◆ What the exercise asks ◆
Your task is to copy the stretch of lines in the records below that begins with the line containing "Reproduce this chart with D3.js." and ends with the line containing "const colorbarTicks = [0, 400, 800, 1200, 1600, 2000]", exactly as written, with nothing added.

◆ Provided data ◆
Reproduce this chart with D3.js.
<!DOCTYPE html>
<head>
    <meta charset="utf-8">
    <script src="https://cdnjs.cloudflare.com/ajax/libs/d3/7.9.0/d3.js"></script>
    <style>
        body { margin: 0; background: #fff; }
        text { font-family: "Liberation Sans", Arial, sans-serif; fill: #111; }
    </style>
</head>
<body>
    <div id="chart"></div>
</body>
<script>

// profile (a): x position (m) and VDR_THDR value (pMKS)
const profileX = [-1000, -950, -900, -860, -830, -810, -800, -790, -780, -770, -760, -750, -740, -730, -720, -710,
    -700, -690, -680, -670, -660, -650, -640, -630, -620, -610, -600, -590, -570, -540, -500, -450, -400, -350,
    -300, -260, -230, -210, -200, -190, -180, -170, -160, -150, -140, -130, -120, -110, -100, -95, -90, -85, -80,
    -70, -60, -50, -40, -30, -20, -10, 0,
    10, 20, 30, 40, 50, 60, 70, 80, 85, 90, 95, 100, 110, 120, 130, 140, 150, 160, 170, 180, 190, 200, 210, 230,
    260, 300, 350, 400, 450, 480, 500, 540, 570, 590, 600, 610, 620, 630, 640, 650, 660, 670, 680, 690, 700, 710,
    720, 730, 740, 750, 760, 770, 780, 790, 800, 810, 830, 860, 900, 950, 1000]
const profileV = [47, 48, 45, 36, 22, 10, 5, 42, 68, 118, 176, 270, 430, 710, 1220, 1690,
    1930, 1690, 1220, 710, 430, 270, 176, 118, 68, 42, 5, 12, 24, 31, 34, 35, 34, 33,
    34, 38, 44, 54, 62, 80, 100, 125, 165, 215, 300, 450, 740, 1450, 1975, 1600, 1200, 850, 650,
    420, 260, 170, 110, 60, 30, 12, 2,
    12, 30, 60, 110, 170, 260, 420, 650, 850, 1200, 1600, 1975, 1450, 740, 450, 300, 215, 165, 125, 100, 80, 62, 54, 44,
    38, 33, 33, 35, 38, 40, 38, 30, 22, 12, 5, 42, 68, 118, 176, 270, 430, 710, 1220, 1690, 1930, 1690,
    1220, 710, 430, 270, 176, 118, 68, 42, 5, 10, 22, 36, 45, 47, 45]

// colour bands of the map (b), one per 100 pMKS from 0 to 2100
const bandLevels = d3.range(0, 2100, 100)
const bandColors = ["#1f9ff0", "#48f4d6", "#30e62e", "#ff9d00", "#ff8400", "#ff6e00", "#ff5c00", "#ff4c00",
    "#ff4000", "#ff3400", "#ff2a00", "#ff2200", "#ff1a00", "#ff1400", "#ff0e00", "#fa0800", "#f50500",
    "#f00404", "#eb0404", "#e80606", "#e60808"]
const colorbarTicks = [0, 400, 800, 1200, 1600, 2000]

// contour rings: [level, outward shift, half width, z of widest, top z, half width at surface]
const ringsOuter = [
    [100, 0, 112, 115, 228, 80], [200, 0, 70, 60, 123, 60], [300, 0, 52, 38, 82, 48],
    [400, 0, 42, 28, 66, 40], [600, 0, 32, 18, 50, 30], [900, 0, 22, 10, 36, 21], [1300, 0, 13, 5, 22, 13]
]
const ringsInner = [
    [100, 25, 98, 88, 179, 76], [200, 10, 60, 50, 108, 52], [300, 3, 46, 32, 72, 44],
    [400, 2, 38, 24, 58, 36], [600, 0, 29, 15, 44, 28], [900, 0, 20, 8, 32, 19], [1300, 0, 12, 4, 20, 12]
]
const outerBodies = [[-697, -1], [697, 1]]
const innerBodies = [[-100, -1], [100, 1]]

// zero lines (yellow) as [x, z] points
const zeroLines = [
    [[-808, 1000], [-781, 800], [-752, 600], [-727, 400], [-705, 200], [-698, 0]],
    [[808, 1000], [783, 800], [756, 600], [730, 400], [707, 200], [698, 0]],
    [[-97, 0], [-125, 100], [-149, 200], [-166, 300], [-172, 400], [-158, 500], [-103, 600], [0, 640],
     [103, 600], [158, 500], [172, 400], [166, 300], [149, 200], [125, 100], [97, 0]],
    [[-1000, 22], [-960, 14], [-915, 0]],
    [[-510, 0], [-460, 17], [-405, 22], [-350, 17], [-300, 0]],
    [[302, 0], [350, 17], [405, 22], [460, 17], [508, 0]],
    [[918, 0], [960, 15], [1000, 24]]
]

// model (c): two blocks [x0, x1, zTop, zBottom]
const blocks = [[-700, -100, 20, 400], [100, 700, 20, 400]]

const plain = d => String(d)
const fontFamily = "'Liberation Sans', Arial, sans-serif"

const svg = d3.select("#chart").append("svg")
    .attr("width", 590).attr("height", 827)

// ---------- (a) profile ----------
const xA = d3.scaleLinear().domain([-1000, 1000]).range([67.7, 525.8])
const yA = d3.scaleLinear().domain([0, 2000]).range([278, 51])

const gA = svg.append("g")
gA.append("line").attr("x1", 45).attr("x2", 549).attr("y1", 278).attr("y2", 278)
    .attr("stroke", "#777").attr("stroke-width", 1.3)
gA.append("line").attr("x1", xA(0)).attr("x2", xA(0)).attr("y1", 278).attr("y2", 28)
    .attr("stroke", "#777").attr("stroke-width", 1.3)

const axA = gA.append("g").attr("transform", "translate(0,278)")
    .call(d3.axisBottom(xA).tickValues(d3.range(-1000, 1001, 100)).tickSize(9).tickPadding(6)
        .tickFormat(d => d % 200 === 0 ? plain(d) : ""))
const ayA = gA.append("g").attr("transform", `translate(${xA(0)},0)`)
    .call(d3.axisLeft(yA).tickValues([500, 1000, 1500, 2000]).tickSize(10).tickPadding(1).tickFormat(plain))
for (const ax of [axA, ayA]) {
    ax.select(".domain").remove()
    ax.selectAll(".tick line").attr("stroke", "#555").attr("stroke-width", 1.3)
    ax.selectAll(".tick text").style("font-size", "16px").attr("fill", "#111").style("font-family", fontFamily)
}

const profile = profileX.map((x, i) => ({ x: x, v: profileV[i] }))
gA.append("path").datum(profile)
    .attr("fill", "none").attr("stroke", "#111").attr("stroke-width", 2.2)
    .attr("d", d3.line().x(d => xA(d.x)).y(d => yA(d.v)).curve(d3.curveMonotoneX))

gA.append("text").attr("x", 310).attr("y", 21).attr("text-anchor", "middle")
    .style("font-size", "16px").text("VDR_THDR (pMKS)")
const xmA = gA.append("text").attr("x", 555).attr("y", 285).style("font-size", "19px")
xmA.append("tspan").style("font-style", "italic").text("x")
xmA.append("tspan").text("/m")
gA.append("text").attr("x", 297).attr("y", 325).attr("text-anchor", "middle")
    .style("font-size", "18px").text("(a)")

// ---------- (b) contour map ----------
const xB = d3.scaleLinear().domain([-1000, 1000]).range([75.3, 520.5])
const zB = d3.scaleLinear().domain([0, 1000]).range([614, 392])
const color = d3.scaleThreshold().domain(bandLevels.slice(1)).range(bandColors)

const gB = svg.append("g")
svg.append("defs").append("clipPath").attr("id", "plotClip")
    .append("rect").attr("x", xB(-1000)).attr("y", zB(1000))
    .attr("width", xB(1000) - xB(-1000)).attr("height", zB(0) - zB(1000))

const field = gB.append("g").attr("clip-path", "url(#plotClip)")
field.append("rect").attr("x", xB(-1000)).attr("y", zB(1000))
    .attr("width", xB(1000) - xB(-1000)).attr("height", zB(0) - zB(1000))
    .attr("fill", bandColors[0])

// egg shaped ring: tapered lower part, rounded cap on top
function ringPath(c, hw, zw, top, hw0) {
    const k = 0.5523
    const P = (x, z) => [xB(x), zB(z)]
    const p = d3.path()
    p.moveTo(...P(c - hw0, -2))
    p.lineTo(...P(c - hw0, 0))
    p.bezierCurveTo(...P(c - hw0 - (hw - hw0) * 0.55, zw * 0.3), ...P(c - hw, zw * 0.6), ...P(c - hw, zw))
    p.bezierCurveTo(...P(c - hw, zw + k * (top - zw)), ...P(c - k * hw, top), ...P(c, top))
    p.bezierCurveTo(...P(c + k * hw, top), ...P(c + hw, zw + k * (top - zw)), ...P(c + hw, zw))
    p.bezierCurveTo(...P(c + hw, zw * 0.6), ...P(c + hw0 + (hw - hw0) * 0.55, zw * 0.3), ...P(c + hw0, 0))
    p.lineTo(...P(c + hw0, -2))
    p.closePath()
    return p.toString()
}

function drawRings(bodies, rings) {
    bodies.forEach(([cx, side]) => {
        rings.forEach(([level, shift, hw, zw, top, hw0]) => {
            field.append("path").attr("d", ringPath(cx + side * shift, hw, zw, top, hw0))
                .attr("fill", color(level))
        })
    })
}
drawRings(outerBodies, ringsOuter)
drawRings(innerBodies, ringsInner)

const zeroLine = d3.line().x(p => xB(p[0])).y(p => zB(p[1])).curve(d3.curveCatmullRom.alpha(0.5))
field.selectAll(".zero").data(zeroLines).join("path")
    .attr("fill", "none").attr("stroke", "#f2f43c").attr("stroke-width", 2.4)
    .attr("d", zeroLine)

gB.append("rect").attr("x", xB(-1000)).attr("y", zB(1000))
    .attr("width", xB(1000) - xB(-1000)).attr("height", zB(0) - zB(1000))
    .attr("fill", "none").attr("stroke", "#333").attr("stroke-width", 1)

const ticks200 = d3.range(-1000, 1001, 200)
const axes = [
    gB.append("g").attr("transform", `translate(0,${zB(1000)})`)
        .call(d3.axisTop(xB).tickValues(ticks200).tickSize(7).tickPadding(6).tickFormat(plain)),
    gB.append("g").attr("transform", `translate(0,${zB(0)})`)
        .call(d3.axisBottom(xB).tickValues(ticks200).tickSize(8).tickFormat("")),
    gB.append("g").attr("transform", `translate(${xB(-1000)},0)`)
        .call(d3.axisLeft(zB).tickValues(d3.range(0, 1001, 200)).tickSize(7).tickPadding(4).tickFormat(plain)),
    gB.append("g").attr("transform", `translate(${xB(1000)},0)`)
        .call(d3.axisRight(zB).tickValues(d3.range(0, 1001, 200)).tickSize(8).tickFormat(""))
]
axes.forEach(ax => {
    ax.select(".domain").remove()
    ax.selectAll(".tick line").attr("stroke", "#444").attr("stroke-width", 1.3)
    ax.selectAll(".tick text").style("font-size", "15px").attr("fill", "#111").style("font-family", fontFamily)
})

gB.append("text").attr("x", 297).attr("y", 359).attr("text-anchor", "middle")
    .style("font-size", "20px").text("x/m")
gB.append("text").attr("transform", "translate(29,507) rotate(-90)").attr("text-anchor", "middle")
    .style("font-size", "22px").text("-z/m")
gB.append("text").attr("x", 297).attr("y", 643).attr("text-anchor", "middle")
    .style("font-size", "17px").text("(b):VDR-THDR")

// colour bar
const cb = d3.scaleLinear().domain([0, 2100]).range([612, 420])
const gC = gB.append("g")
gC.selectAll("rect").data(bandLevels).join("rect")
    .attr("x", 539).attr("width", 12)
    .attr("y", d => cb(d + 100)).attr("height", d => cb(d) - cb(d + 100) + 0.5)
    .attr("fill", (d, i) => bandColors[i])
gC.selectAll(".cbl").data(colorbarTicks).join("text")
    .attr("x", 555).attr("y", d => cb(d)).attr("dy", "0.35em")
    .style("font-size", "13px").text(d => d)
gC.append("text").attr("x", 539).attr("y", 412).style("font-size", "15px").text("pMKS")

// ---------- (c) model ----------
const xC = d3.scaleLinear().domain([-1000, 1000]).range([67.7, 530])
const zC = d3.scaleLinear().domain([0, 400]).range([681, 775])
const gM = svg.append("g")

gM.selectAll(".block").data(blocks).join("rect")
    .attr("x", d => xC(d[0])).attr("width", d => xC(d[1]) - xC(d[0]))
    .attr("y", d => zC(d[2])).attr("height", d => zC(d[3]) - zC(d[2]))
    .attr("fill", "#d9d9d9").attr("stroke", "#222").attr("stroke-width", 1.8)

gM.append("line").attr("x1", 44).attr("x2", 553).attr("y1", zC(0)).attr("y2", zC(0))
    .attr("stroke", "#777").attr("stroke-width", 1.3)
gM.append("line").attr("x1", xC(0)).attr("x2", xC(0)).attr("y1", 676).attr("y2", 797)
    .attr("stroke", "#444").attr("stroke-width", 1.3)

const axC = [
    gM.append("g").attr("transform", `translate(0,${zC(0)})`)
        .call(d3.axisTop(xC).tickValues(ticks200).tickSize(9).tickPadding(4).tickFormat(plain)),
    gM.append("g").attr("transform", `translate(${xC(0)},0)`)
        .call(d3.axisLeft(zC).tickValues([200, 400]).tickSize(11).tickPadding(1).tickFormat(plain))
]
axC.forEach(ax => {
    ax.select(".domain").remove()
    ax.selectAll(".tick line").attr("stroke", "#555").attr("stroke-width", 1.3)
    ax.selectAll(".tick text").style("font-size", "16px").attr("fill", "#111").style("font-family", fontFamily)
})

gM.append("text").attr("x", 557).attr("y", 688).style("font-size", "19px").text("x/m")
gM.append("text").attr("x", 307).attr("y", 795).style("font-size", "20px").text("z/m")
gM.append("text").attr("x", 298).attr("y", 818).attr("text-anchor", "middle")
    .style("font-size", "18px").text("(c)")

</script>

--

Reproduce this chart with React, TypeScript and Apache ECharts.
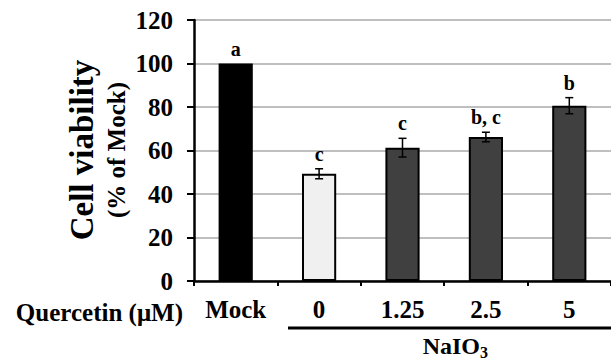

◆ Solution to the problem ◆
Reproduce this chart with D3.js.
<!DOCTYPE html>
<head>
    <meta charset="utf-8">
    <script src="https://cdnjs.cloudflare.com/ajax/libs/d3/7.9.0/d3.js"></script>
    <style>
        body { margin: 0; background: #fff; }
        text { font-family: "Liberation Sans", Arial, sans-serif; fill: #111; }
    </style>
</head>
<body>
    <div id="chart"></div>
</body>
<script>

// profile (a): x position (m) and VDR_THDR value (pMKS)
const profileX = [-1000, -950, -900, -860, -830, -810, -800, -790, -780, -770, -760, -750, -740, -730, -720, -710,
    -700, -690, -680, -670, -660, -650, -640, -630, -620, -610, -600, -590, -570, -540, -500, -450, -400, -350,
    -300, -260, -230, -210, -200, -190, -180, -170, -160, -150, -140, -130, -120, -110, -100, -95, -90, -85, -80,
    -70, -60, -50, -40, -30, -20, -10, 0,
    10, 20, 30, 40, 50, 60, 70, 80, 85, 90, 95, 100, 110, 120, 130, 140, 150, 160, 170, 180, 190, 200, 210, 230,
    260, 300, 350, 400, 450, 480, 500, 540, 570, 590, 600, 610, 620, 630, 640, 650, 660, 670, 680, 690, 700, 710,
    720, 730, 740, 750, 760, 770, 780, 790, 800, 810, 830, 860, 900, 950, 1000]
const profileV = [47, 48, 45, 36, 22, 10, 5, 42, 68, 118, 176, 270, 430, 710, 1220, 1690,
    1930, 1690, 1220, 710, 430, 270, 176, 118, 68, 42, 5, 12, 24, 31, 34, 35, 34, 33,
    34, 38, 44, 54, 62, 80, 100, 125, 165, 215, 300, 450, 740, 1450, 1975, 1600, 1200, 850, 650,
    420, 260, 170, 110, 60, 30, 12, 2,
    12, 30, 60, 110, 170, 260, 420, 650, 850, 1200, 1600, 1975, 1450, 740, 450, 300, 215, 165, 125, 100, 80, 62, 54, 44,
    38, 33, 33, 35, 38, 40, 38, 30, 22, 12, 5, 42, 68, 118, 176, 270, 430, 710, 1220, 1690, 1930, 1690,
    1220, 710, 430, 270, 176, 118, 68, 42, 5, 10, 22, 36, 45, 47, 45]

// colour bands of the map (b), one per 100 pMKS from 0 to 2100
const bandLevels = d3.range(0, 2100, 100)
const bandColors = ["#1f9ff0", "#48f4d6", "#30e62e", "#ff9d00", "#ff8400", "#ff6e00", "#ff5c00", "#ff4c00",
    "#ff4000", "#ff3400", "#ff2a00", "#ff2200", "#ff1a00", "#ff1400", "#ff0e00", "#fa0800", "#f50500",
    "#f00404", "#eb0404", "#e80606", "#e60808"]
const colorbarTicks = [0, 400, 800, 1200, 1600, 2000]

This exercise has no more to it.